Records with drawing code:
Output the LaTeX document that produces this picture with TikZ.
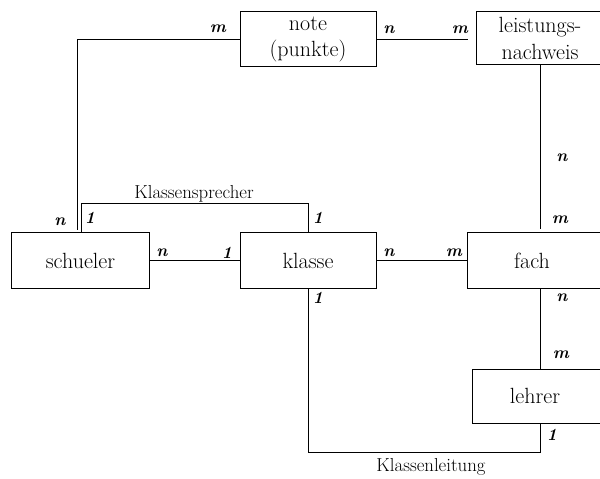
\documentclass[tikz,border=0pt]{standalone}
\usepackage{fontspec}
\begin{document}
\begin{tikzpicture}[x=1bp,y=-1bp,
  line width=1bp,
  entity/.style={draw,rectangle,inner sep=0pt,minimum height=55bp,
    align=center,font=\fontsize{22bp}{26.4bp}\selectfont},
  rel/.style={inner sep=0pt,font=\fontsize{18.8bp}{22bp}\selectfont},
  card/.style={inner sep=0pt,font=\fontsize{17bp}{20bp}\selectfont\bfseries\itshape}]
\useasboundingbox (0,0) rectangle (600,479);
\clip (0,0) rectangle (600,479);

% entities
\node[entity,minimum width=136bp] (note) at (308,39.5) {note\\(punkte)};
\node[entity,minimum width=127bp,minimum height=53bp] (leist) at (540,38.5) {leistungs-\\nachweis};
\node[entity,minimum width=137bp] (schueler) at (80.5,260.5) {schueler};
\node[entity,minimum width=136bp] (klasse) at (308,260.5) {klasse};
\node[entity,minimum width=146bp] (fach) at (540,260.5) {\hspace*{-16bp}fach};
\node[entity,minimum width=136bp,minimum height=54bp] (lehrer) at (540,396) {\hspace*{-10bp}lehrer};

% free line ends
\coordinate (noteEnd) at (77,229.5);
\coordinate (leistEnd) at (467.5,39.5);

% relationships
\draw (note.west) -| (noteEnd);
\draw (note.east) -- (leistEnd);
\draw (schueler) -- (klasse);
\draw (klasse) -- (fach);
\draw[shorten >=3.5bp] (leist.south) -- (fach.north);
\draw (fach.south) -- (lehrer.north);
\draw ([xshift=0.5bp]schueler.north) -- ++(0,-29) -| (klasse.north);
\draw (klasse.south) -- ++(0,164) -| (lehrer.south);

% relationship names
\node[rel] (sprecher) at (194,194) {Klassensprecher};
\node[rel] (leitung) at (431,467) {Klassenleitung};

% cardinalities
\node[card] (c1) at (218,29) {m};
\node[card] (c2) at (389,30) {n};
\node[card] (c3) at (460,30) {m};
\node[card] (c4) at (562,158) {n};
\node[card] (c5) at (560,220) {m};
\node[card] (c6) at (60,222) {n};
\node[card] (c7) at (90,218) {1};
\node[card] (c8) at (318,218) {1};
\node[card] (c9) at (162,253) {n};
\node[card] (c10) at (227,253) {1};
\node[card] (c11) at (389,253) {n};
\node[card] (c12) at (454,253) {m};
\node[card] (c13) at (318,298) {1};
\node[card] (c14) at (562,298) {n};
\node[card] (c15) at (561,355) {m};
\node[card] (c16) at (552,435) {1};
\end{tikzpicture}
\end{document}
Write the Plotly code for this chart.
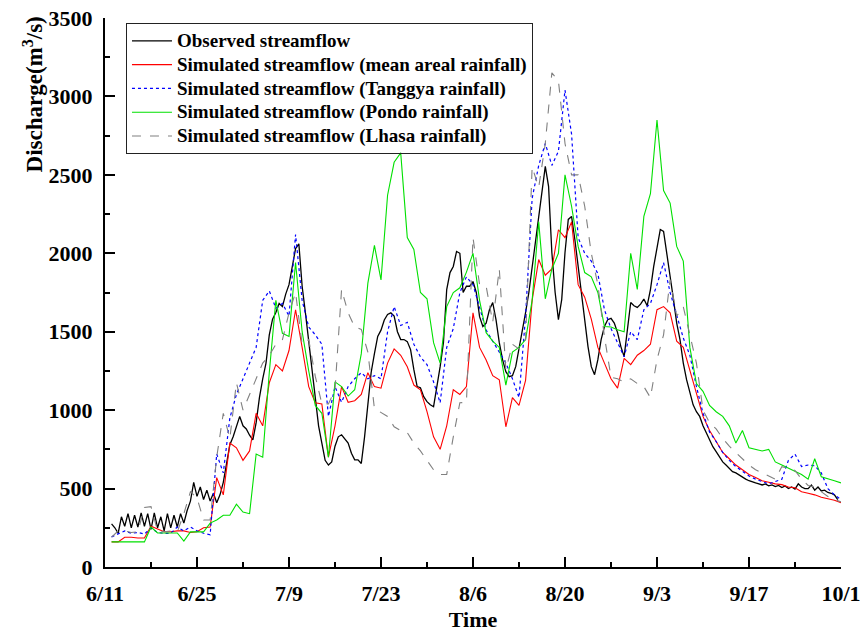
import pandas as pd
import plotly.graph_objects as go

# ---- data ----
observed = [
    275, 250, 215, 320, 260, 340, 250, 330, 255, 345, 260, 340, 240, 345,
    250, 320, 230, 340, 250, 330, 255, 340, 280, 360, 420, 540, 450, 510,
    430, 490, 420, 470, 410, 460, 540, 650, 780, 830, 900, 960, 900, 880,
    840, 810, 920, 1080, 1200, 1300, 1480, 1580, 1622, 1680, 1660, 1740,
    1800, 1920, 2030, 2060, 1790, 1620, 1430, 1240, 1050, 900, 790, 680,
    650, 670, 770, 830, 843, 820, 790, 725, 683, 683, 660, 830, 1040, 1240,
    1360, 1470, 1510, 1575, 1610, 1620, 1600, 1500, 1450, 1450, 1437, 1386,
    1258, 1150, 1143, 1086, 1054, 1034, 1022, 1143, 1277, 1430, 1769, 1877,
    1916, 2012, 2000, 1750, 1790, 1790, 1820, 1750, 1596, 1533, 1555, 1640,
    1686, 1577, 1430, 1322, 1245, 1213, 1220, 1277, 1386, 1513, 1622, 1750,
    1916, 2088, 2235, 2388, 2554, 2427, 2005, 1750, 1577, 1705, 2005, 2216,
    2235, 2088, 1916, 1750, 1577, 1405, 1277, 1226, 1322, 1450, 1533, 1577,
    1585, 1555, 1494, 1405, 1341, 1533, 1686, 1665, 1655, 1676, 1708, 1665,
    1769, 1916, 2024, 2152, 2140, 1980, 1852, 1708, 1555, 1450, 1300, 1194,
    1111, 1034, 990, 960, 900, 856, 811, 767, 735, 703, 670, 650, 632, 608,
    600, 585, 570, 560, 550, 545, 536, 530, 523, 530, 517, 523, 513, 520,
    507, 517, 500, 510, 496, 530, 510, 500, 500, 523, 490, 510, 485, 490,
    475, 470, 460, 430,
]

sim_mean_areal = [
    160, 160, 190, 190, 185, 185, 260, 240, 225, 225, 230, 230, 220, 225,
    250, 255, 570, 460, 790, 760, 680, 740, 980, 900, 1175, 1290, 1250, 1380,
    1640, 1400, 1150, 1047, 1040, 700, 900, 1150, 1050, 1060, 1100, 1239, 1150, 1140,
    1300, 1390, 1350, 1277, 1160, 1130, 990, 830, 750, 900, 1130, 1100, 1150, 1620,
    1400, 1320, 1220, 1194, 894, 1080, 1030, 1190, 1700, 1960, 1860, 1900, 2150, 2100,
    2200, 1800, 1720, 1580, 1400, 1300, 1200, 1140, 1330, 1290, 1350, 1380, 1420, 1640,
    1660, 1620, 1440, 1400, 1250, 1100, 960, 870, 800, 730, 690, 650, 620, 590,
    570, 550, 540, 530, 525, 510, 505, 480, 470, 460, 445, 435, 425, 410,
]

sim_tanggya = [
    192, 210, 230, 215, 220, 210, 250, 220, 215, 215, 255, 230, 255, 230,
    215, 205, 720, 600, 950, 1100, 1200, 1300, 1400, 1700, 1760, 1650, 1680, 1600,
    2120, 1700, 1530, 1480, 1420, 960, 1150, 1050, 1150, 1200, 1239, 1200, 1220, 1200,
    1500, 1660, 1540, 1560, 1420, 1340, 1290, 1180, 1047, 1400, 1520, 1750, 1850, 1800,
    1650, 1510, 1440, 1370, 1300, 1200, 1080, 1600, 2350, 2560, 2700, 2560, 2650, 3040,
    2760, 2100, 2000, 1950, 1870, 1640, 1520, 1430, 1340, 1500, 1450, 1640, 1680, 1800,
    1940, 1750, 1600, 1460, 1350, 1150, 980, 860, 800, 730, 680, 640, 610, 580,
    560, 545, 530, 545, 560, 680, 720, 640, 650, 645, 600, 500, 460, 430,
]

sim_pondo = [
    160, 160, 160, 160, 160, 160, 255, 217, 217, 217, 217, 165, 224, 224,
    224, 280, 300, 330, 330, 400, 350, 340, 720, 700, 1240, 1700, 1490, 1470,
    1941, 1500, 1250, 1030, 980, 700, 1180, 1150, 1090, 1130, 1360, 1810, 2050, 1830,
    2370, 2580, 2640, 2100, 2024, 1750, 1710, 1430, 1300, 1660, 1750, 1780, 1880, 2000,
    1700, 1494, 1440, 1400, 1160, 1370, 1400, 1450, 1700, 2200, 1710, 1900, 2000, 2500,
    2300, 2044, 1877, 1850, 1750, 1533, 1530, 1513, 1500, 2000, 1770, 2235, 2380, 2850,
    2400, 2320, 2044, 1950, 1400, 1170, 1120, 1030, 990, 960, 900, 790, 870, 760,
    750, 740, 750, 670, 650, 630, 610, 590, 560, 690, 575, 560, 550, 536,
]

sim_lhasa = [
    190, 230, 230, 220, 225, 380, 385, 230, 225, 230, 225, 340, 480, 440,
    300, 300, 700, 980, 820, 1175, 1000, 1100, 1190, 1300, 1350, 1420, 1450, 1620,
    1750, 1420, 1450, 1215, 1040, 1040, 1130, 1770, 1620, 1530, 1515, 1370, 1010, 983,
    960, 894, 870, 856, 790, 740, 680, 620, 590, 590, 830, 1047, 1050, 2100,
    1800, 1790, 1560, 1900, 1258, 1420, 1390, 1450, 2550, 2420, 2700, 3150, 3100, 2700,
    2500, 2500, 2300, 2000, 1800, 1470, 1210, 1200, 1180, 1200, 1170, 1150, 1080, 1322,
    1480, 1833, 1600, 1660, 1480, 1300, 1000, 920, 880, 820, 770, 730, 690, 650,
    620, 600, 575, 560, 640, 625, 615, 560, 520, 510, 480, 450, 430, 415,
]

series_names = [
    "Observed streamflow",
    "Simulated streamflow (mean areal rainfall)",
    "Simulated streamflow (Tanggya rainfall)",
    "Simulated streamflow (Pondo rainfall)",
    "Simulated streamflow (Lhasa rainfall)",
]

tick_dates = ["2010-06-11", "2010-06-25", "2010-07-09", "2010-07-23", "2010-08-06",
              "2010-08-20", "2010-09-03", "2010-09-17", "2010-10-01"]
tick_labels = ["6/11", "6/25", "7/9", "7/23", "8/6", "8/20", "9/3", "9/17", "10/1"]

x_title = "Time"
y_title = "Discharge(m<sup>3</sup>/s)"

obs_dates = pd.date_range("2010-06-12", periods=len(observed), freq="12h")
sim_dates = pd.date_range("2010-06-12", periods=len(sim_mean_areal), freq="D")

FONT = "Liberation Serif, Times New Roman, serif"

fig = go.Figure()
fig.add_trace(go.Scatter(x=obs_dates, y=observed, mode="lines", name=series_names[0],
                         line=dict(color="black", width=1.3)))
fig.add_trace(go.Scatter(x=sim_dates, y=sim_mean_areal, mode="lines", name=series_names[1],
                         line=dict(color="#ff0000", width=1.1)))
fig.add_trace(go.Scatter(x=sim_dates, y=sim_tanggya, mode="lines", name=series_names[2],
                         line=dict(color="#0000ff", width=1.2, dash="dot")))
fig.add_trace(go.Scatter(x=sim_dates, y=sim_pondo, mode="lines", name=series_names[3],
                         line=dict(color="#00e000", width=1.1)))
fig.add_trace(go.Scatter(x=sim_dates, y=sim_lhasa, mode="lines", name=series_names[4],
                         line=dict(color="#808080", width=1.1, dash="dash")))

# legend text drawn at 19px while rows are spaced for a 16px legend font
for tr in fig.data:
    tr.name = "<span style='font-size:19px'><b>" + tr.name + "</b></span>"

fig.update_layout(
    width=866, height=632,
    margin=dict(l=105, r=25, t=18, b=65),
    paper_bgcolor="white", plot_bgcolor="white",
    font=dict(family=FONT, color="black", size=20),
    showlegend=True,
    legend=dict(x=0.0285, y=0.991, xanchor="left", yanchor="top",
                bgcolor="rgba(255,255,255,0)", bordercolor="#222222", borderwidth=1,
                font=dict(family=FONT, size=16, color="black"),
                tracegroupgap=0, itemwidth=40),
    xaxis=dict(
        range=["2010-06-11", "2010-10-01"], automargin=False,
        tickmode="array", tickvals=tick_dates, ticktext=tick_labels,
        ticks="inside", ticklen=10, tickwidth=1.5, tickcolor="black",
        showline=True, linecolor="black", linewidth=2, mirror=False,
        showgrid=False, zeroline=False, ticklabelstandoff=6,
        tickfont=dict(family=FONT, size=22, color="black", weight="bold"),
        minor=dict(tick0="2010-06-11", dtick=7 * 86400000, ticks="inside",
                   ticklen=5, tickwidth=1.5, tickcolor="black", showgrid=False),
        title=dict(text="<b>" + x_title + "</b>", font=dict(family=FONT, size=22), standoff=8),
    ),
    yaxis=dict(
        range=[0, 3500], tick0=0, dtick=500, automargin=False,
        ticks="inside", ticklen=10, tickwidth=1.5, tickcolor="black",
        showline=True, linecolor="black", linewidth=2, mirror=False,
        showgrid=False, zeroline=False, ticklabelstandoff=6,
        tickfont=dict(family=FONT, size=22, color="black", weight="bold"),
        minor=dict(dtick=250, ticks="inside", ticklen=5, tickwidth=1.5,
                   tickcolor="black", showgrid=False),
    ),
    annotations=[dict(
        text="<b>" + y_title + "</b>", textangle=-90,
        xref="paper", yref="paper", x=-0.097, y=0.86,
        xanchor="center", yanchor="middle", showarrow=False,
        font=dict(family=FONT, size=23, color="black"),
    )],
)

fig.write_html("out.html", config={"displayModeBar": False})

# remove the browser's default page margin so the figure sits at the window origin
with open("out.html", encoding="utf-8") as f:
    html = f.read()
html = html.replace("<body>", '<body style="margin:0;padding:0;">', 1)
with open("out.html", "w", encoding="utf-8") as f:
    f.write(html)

Given request:
Restate word for word every line from the top of the entries above to the line with "(leitung) at (431,467)", inclusive, and skip any pictures.

Task result:
Output the LaTeX document that produces this picture with TikZ.
\documentclass[tikz,border=0pt]{standalone}
\usepackage{fontspec}
\begin{document}
\begin{tikzpicture}[x=1bp,y=-1bp,
  line width=1bp,
  entity/.style={draw,rectangle,inner sep=0pt,minimum height=55bp,
    align=center,font=\fontsize{22bp}{26.4bp}\selectfont},
  rel/.style={inner sep=0pt,font=\fontsize{18.8bp}{22bp}\selectfont},
  card/.style={inner sep=0pt,font=\fontsize{17bp}{20bp}\selectfont\bfseries\itshape}]
\useasboundingbox (0,0) rectangle (600,479);
\clip (0,0) rectangle (600,479);

% entities
\node[entity,minimum width=136bp] (note) at (308,39.5) {note\\(punkte)};
\node[entity,minimum width=127bp,minimum height=53bp] (leist) at (540,38.5) {leistungs-\\nachweis};
\node[entity,minimum width=137bp] (schueler) at (80.5,260.5) {schueler};
\node[entity,minimum width=136bp] (klasse) at (308,260.5) {klasse};
\node[entity,minimum width=146bp] (fach) at (540,260.5) {\hspace*{-16bp}fach};
\node[entity,minimum width=136bp,minimum height=54bp] (lehrer) at (540,396) {\hspace*{-10bp}lehrer};

% free line ends
\coordinate (noteEnd) at (77,229.5);
\coordinate (leistEnd) at (467.5,39.5);

% relationships
\draw (note.west) -| (noteEnd);
\draw (note.east) -- (leistEnd);
\draw (schueler) -- (klasse);
\draw (klasse) -- (fach);
\draw[shorten >=3.5bp] (leist.south) -- (fach.north);
\draw (fach.south) -- (lehrer.north);
\draw ([xshift=0.5bp]schueler.north) -- ++(0,-29) -| (klasse.north);
\draw (klasse.south) -- ++(0,164) -| (lehrer.south);

% relationship names
\node[rel] (sprecher) at (194,194) {Klassensprecher};
\node[rel] (leitung) at (431,467) {Klassenleitung};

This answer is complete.